Schooled at Scrabble
When they ask me, I smile, and politely decline.
"No, join us," they say. "We like to play each day at lunch."
These are my fellow teachers at the high school in Mokhotlong, up in the eastern mountains of Lesotho, a tiny enclave surrounded by South Africa. Mapola teaches math; Ntheola, chemistry; Duma, civics; Mothibeli, English; Makheta and Makashane, computer science. These six friendly Basotho are trying to get me into a friendly game of Scrabble.
"It is so important," they tell me, "to refresh the mind during lunchtime."
These are men I have known for only a short time, and they have been very kind in welcoming me to the high school. I feel it would be impolitic for me to waltz into the lunchtime men's club and dominate the Scrabble board. But they are insistent and I finally cave, not wanting to seem standoffish.
I decide on a few personal ground rules: No showoff words. Definitely no challenging anyone's words. Don't win by too much. Have fun, and be gracious in victory. I take a look at the game. The board is held together with masking tape, and the racks for the tiles are missing. Duma holds his pieces cupped in his hands.
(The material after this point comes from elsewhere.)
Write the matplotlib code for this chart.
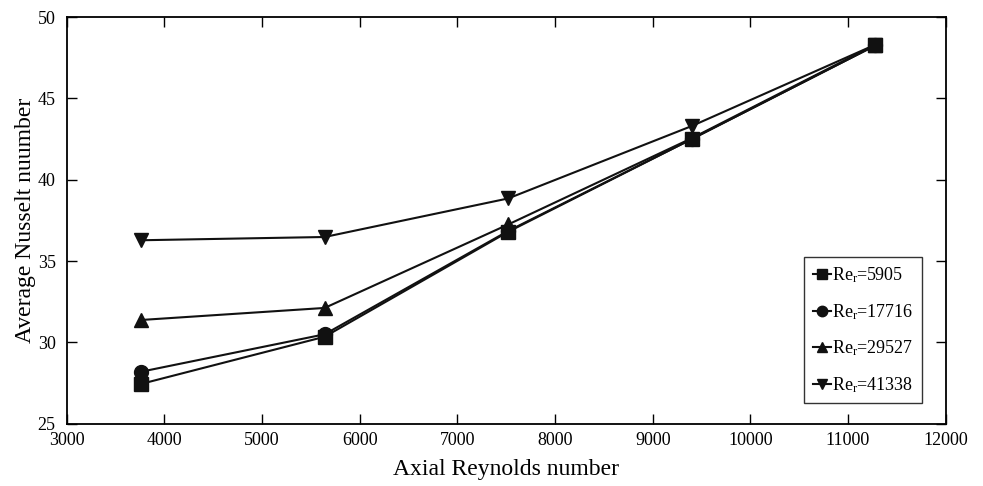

Makashane has his tiles tucked into the felts of an upside-down chalkboard eraser.
Maybe the word to describe my condition would be PRE-GLOATING, which is not an acceptable Scrabble play, since it is both hyphenated and also not a real word.
Then the game begins, and these guys start dropping words like DATUM and XYLEM. They're not just hitting the words, they're hitting double- and triple-word scores, making two and three horizontal words with every vertical one. Within minutes, I am trailing by 40 points, then 80. I am flailing, undone.
On one turn, I lay out the word TREE. Mothibeli, who is sitting next to me, helpfully notes that I can use my S to make it TREES and reach a double-word score. I am a charity case. I am a nonentity.
And then the trash talk starts. Makashane hits a triple-word score and Ntheola exclaims, "Ah, the wonders of the Lord will never cease!" Makheta lays down a bogus word, is challenged, and loses his turn. This prompts Mapola to comment: "He has been smote!"
This is trash talk done in King James English.
Now the showboating starts. Duma, who is in the lead, puts down the word MOUV. Everyone yells, grabbing for the dictionary to challenge, but Duma laughs and rearranges the letters to make OVUM. Just keeping his fellow players on their toes.
In the meantime, I am able to land the word TAN. Three points.
Mapola follows me with JINK. Forty points.
But here I am at a crossroads. JINK is clearly not a word. After staring at it for a moment, I realize that he must be thinking of JINX, which would indeed be a strong word. But K is not X any way you look at it.
Mapola and Duma are separated by just a few points, and JINK boosts Mapola into the lead. Everyone is staring at JINK, trying to decide whether to challenge it. No one wants to risk forfeiting a turn this late in the game.
I consider the situation. Yes, I had previously promised myself not to challenge anyone's words. But I am the only one in a position to truly know whether the word is legit or not.
I can tell everyone is suspicious. They are silently weighing the risk of a challenge against the possible points they have in hand. I ask myself: Is it not my moral responsibility to see a fair outcome to the game?
But I chicken out. I let JINK slide. Mapola wins, and Duma tosses his remaining tiles onto the board.
I have finished in seventh place. Out of seven. Spelled L-A-S-T.
After he returns the board and tiles to the box, Mapola, who is my supervisor at the school, puts his arm around me. "My brother," he says, "I was so curious to see if anyone would challenge my word." He is smiling his victory smile. "I was so curious."
He starts flipping through the dictionary.
"But if they challenged me – hey! – they were going to get a surprise."
He is at H, then I, then J.
"They were going to get hit."
He is paging through the J section.
"Hit so hard!"
He finds what he is looking for. It is sitting there at the top of the page, the first word in the column, in bold in the upper margin:
JINK: v. intr. to make a quick evasive turn, to dodge, to change direction abruptly.
Mapola smiles at me, then slams the dictionary shut.